Открылась дверь, и в комнату вошел Пирс со свечой в руке и большой книгой под мышкой. Книгу он поставил на высокую полку, рядом с несколькими другими, а свечу установил в длинный подсвечник и зажег ее. К аромату трав добавился запах горячего воска.

Затем подмастерье повернулся ко мне и спросил с отменной учтивостью:

— Вы не будете возражать, если я продолжу мою работу, сэр?

— Сделайте милость.

Молодой человек сел за стол, взял пучок трав и принялся толочь их в ступке. Предварительно он засучил рукава своей робы, и я видел, как на его руках перекатываются сильные мускулы.

— Давно ли ты работаешь на доктора Малтона? — спросил я.

— Всего лишь год.

Он повернулся ко мне и улыбнулся, продемонстрировав ослепительно белые зубы.

— Твой прежний хозяин умер?

— Да, сэр. Он жил на соседней улице. После его внезапной смерти доктор Малтон взял меня к себе. Для меня это стало большой удачей. Он человек редких знаний и к тому же очень добрый.

— Это точно, — согласился я.

Пирс снова занялся работой. Как же сильно он отличался от других подмастерьев, шумных бездельников, вечно ввязывающихся в разного рода неприятности! Самообладание, уверенность, сквозившие в каждом его движении и слове, подходили скорее мужчине, чем мальчику.

Гай и Роджер вернулись только через час. Уже изрядно стемнело, и Пирсу приходилось низко наклоняться над столом, чтобы видеть свою работу. Гай положил руку ему на плечо.

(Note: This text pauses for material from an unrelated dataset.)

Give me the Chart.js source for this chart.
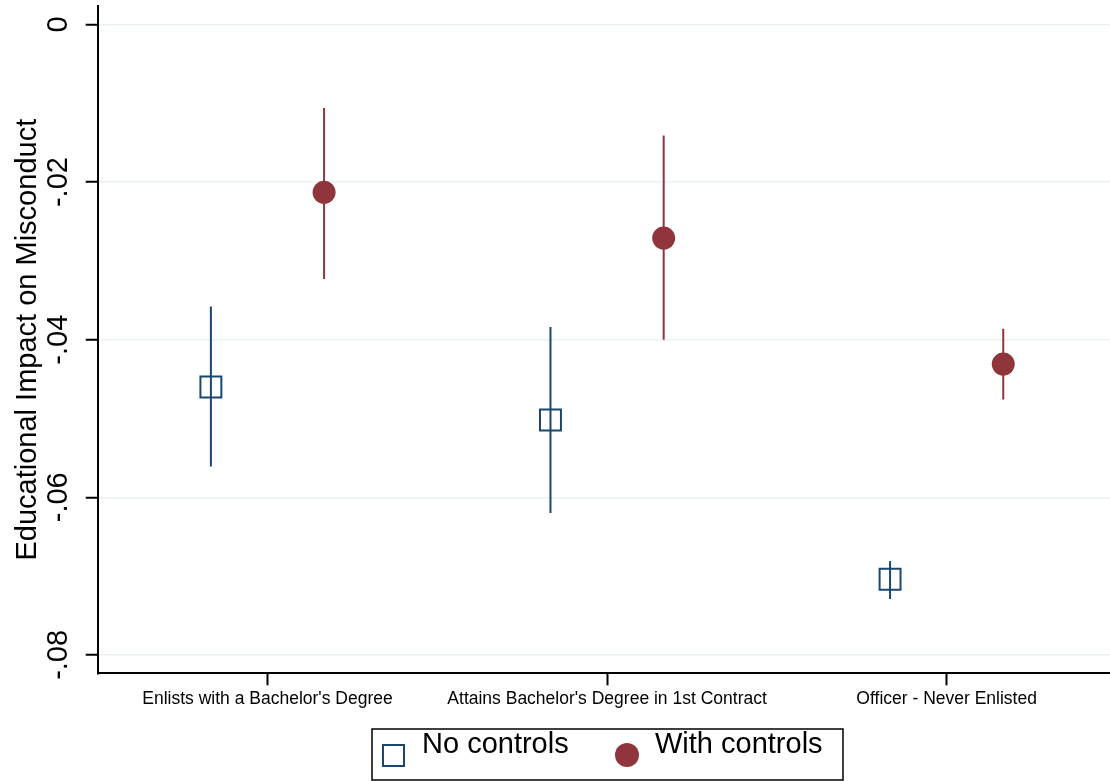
<!DOCTYPE html>
<html>
<head>
<meta charset="utf-8">
<script src="https://cdn.jsdelivr.net/npm/chart.js@4.4.1/dist/chart.umd.min.js"></script>
<style>
  html, body { margin: 0; padding: 0; background: #fff; overflow: hidden; }
  #wrap { width: 1110px; height: 781px; position: relative; }
  canvas { display: block; }
</style>
</head>
<body>
<div id="wrap"><canvas id="coefChart"></canvas></div>
<script>
// categories and estimates
const categories = ["Enlists with a Bachelor's Degree", "Attains Bachelor's Degree in 1st Contract", "Officer - Never Enlisted"];
const noControls = [-0.0460, -0.0502, -0.0704];
const noControlsLo = [-0.0561, -0.0620, -0.0729];
const noControlsHi = [-0.0358, -0.0384, -0.0681];
const withControls = [-0.0213, -0.0271, -0.0431];
const withControlsLo = [-0.0323, -0.0400, -0.0476];
const withControlsHi = [-0.0106, -0.0141, -0.0386];
const yTicks = [0, -0.02, -0.04, -0.06, -0.08];
const yTickLabels = ['0', '-.02', '-.04', '-.06', '-.08'];
const legendLabels = ['No controls', 'With controls'];

const NAVY = '#1a476f';
const MAROON = '#90353b';
const GRID = '#eaf2f3';
const FONT = '"Liberation Sans", Arial, sans-serif';
const OFFSET = 1 / 6;   // horizontal shift of each series around its category

function points(vals, shift) {
    return vals.map((v, i) => ({ x: i + 1 + shift, y: v }));
}

function ciSegments(lo, hi, shift) {
    const out = [];
    lo.forEach((v, i) => {
        out.push({ x: i + 1 + shift, y: v });
        out.push({ x: i + 1 + shift, y: hi[i] });
        out.push({ x: i + 1 + shift, y: null });
    });
    return out;
}

// rotated y tick labels, y title and the boxed legend
const stataDecor = {
    id: 'stataDecor',
    afterDraw(chart) {
        const ctx = chart.ctx;
        const y = chart.scales.y;
        const area = chart.chartArea;

        ctx.save();
        ctx.fillStyle = '#000';
        ctx.font = '29px ' + FONT;
        ctx.textAlign = 'center';
        ctx.textBaseline = 'alphabetic';
        yTicks.forEach((t, i) => {
            ctx.save();
            ctx.translate(67, y.getPixelForValue(t));
            ctx.rotate(-Math.PI / 2);
            ctx.fillText(yTickLabels[i], 0, 0);
            ctx.restore();
        });

        ctx.save();
        ctx.translate(36, (area.top + area.bottom) / 2);
        ctx.rotate(-Math.PI / 2);
        ctx.fillText('Educational Impact on Misconduct', 0, 0);
        ctx.restore();

        // legend box
        ctx.strokeStyle = '#000';
        ctx.lineWidth = 1.5;
        ctx.strokeRect(372, 729, 471, 51);

        ctx.strokeStyle = NAVY;
        ctx.lineWidth = 2;
        ctx.strokeRect(383, 745, 21, 21);

        ctx.fillStyle = MAROON;
        ctx.beginPath();
        ctx.arc(627, 755, 12, 0, Math.PI * 2);
        ctx.fill();

        ctx.fillStyle = '#000';
        ctx.textAlign = 'left';
        ctx.fillText(legendLabels[0], 422, 753);
        ctx.fillText(legendLabels[1], 655, 753);
        ctx.restore();
    }
};

new Chart(document.getElementById('coefChart'), {
    type: 'scatter',
    data: {
        datasets: [
            {
                label: legendLabels[1],
                data: points(withControls, OFFSET),
                pointStyle: 'circle',
                pointRadius: 11.5,
                pointBackgroundColor: MAROON,
                pointBorderWidth: 0
            },
            {
                label: legendLabels[0],
                data: points(noControls, -OFFSET),
                pointStyle: 'rect',
                pointRadius: 14.8,
                pointBackgroundColor: 'rgba(0,0,0,0)',
                pointBorderColor: NAVY,
                pointBorderWidth: 2
            },
            {
                label: 'ci with',
                data: ciSegments(withControlsLo, withControlsHi, OFFSET),
                showLine: true,
                spanGaps: false,
                borderColor: MAROON,
                borderWidth: 2,
                pointRadius: 0
            },
            {
                label: 'ci no',
                data: ciSegments(noControlsLo, noControlsHi, -OFFSET),
                showLine: true,
                spanGaps: false,
                borderColor: NAVY,
                borderWidth: 2,
                pointRadius: 0
            }
        ]
    },
    options: {
        responsive: true,
        maintainAspectRatio: false,
        animation: false,
        events: [],
        layout: { autoPadding: false, padding: { top: 6, left: 0, right: 0, bottom: 0 } },
        plugins: {
            legend: { display: false },
            tooltip: { enabled: false }
        },
        scales: {
            x: {
                type: 'linear',
                min: 0.5,
                max: 3.481,
                afterBuildTicks: (s) => { s.ticks = [1, 2, 3].map(v => ({ value: v })); },
                afterFit: (s) => { s.height = 107.7; },
                border: { color: '#000', width: 2 },
                grid: { drawOnChartArea: false, drawTicks: true, tickLength: 12, tickColor: '#000', tickWidth: 2 },
                ticks: {
                    color: '#000',
                    font: { family: FONT, size: 17.5 },
                    padding: 3,
                    maxRotation: 0,
                    autoSkip: false,
                    callback: (v) => categories[v - 1]
                }
            },
            y: {
                min: -0.08234,
                max: 0.00235,
                afterBuildTicks: (s) => { s.ticks = yTicks.map(v => ({ value: v })); },
                afterFit: (s) => { s.width = 97.7; },
                border: { color: '#000', width: 2 },
                grid: { color: GRID, lineWidth: 1.5, drawTicks: true, tickLength: 12, tickColor: '#000', tickWidth: 2 },
                ticks: { display: false }
            }
        }
    },
    plugins: [stataDecor]
});
</script>
</body>
</html>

— Хватит на сегодня, дружок. Иди и поужинай. Но сначала принеси нам пива.

— Да, сэр.

Пирс поклонился и вышел. Я взглянул на Роджера и с удовольствием увидел на его лице чувство глубочайшего облегчения.

— У меня нет падучей! — ликуя, сообщил он.

Гай тонко улыбнулся.

— Самые странные вещи могут иметь простейшее объяснение. Я всегда предпочитаю начинать с поисков самого простого объяснения, которое, как учил нас Уильям Оккам, [12] чаще всего и является истинным. Поэтому я начал с осмотра ног мастера Эллиарда.

— Он заставил меня стоять босым, измерил мои ноги, а потом уложил на кушетку и принялся сгибать и разгибать их. Должен признаться, я был удивлен. Я ехал сюда, рассчитывая узнать диагноз, основанный на анализе мочи…

— Однако это нам не понадобилось, — с видом триумфатора улыбнулся Гай. — Я обнаружил, что правая стопа мастера Эллиарда заметно заворачивается в сторону левой, а причина этого состоит в том, что левая нога слегка длиннее правой. Этот дефект формировался годами, а спасением от него является специальный башмак с деревянной вставкой, который исправит походку. Я велю юному Пирсу изготовить такой для вас. У него очень умелые руки.

— Не могу выразить вам всей глубины моей благодарности, сэр, — с искренней теплотой проговорил Роджер.

В дверь постучали. Вернулся Пирс с тремя оловянными кружками на подносе, который он поставил на стол.

— Давайте выпьем за счастливое избавление мастера Эллиарда от падучей.

Гай взял стул и подвинул второй Роджеру.

— Роджер подумывает о том, чтобы собрать по подписке деньги на организацию больницы, — сообщил я Гаю.

Гай грустно покачал головой.

— Больницы крайне нужны этому городу. Это был бы добрый и глубоко христианский поступок. Возможно, и я смогу чем-то помочь, посоветовать?

— Это было бы очень благородно с вашей стороны, сэр.

— Роджер до сих пор разделяет идеалы Эразма, — сказал я.

Доктор кивнул.

— Я тоже когда-то изучал труды Эразма. Они пользовались большой популярностью, когда я впервые приехал в Англию. Мне казалось, что в его рассуждениях о чрезмерном богатстве церкви и о ее излишней приверженности внешним церемониям что-то есть, но большинство моих собратьев, монахов, так не считали, утверждая, что его пером водила легкомысленность.

Лицо Гая потемнело.

— Возможно, они были более прозорливы, чем я, и уже тогда предвидели, что разговоры о реформах рано или поздно приведут к разрушению монастырей и всему, что последовало за этим. И ради чего? — с горечью спросил он. — Ради того, чтобы восторжествовали жадность и страх.